— START OF SUPPLIED MATERIAL —
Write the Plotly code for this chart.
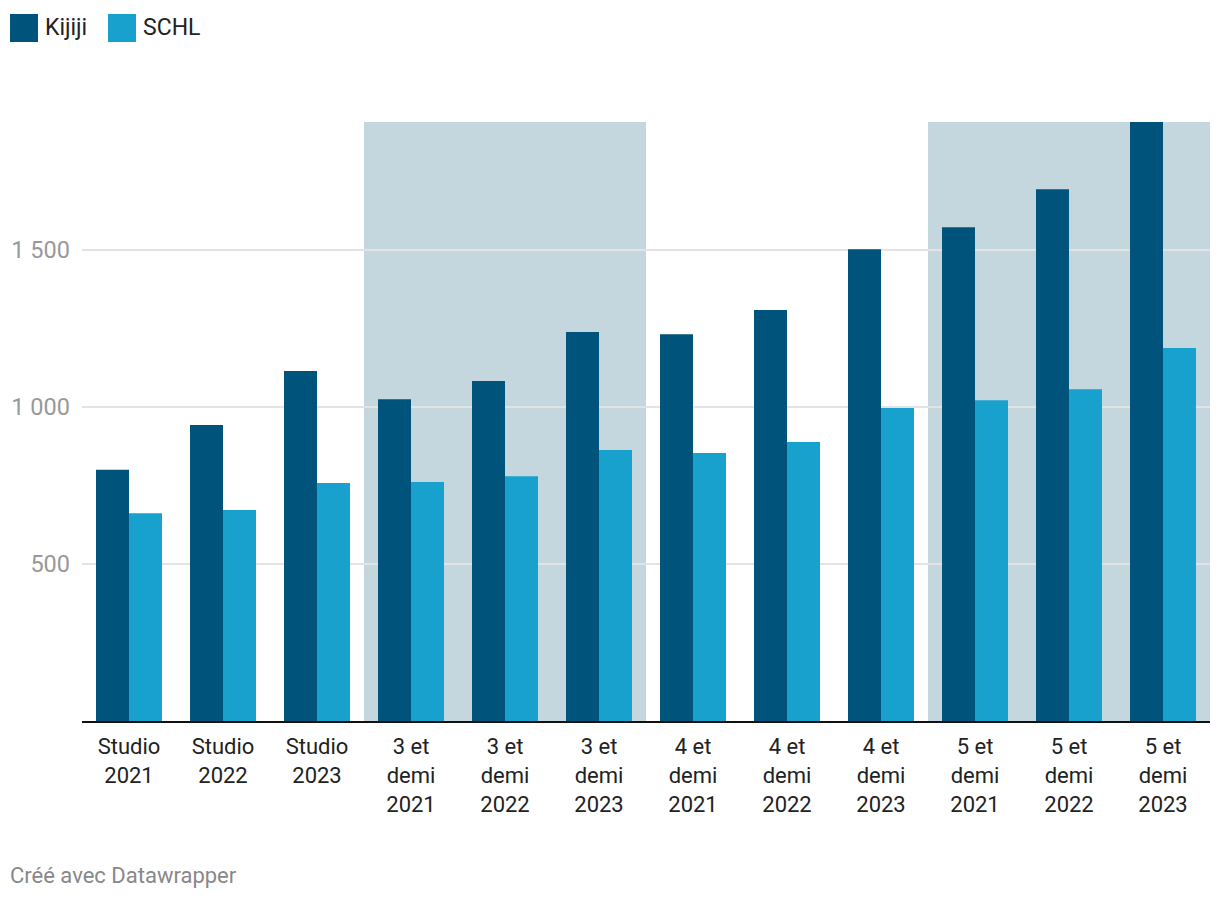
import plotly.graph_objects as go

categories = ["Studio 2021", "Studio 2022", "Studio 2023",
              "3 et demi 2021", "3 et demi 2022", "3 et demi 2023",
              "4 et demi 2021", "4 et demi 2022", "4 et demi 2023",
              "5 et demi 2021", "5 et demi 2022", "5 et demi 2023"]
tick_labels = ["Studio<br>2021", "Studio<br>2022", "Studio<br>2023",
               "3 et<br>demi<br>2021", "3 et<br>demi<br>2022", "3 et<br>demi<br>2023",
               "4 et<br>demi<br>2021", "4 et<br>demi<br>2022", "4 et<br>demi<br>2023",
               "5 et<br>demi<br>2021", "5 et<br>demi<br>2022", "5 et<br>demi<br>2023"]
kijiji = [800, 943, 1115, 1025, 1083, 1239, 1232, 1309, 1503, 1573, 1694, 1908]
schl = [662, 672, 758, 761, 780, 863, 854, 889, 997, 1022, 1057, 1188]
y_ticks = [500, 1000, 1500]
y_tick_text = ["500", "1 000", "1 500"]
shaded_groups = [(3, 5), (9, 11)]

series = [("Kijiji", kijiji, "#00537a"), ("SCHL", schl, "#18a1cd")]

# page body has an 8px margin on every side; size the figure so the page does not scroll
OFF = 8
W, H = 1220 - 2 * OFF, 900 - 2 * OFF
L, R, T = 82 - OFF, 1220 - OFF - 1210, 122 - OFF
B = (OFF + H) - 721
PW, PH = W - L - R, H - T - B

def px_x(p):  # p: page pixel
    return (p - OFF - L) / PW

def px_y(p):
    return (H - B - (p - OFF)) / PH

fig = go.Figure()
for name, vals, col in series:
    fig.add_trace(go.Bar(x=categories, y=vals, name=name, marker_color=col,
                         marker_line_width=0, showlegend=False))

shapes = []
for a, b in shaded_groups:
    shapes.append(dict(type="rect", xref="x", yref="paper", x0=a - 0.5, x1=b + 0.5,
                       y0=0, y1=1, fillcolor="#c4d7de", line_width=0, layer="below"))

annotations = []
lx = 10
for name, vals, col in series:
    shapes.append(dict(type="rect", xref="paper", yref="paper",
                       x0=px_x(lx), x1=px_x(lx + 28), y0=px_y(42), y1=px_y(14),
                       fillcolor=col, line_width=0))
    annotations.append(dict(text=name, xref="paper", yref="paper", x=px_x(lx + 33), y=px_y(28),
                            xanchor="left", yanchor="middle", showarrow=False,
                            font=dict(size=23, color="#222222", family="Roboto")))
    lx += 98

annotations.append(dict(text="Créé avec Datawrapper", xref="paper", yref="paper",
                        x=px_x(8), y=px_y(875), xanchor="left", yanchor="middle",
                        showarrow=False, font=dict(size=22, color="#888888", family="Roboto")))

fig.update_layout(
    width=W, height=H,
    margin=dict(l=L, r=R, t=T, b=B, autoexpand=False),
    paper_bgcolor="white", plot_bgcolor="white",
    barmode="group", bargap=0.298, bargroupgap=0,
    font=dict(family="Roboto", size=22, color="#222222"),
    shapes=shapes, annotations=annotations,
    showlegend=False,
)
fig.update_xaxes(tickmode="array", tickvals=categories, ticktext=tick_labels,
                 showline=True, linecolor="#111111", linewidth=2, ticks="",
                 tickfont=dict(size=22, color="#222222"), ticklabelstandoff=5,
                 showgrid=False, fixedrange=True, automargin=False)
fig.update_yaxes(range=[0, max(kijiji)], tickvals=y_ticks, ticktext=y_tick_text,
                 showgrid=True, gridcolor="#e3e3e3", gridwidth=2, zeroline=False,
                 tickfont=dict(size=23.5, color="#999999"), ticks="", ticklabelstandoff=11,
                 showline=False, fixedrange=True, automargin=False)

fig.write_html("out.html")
— END OF SUPPLIED MATERIAL —
— START OF SUPPLIED MATERIAL —
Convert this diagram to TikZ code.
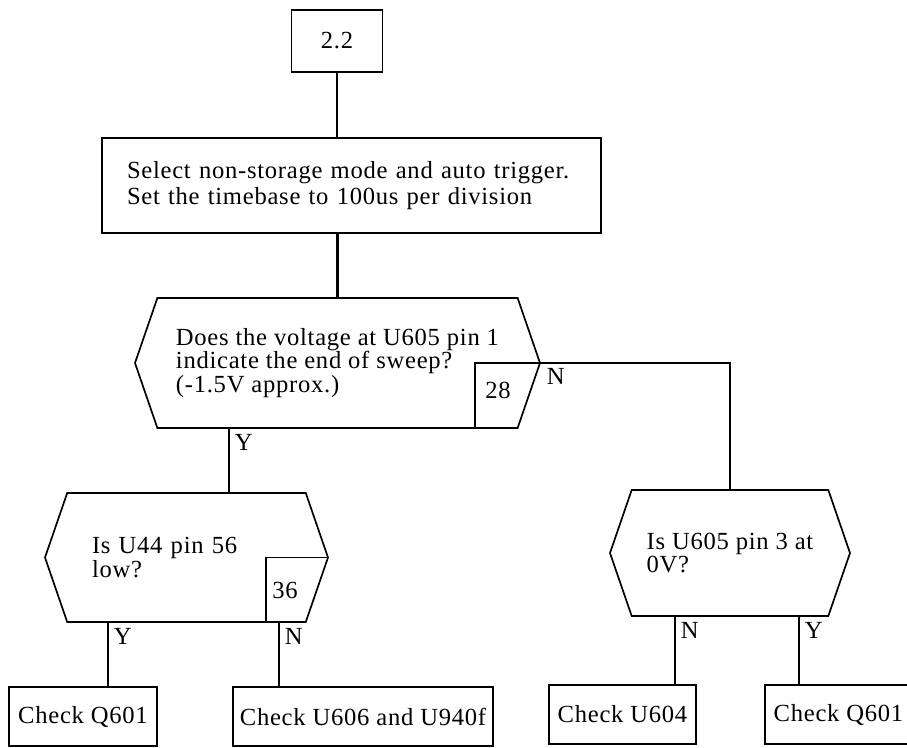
— END OF SUPPLIED MATERIAL —
— START OF SUPPLIED MATERIAL —
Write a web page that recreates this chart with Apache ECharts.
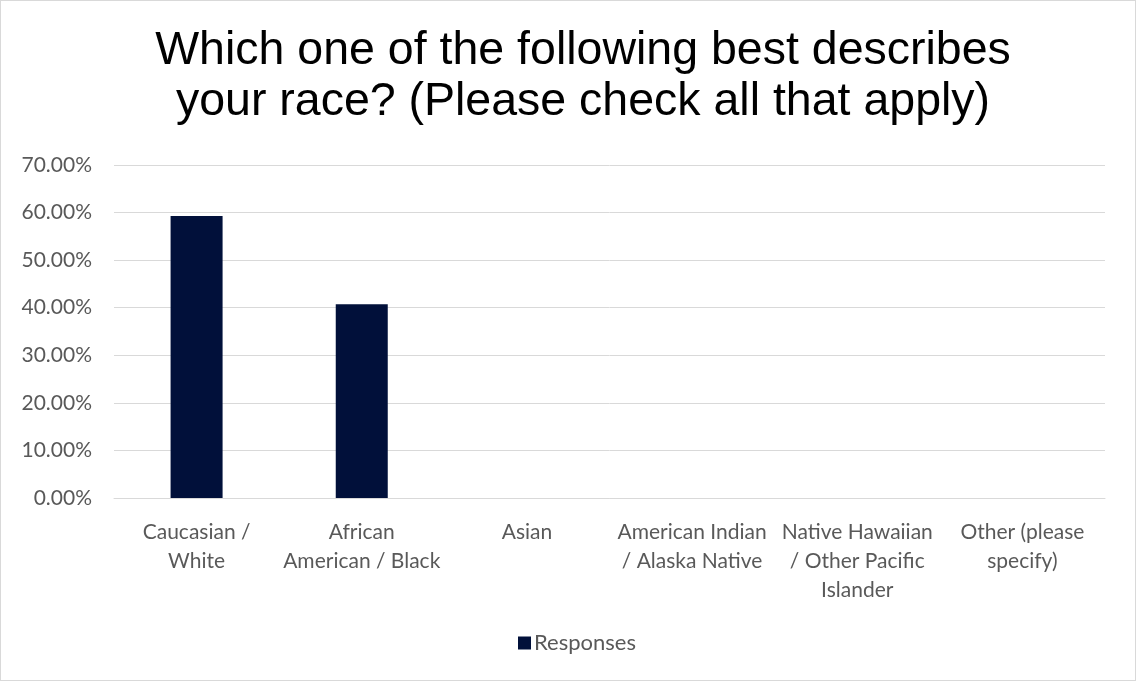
— END OF SUPPLIED MATERIAL —
### DIRECTIONS
Copy out only the lines from the one containing "Write the Plotly code for this chart." through the one containing "import plotly.graph_objects as go", exactly, with both ends. Any picture is left out.

### FINAL RESULT
Write the Plotly code for this chart.
import plotly.graph_objects as go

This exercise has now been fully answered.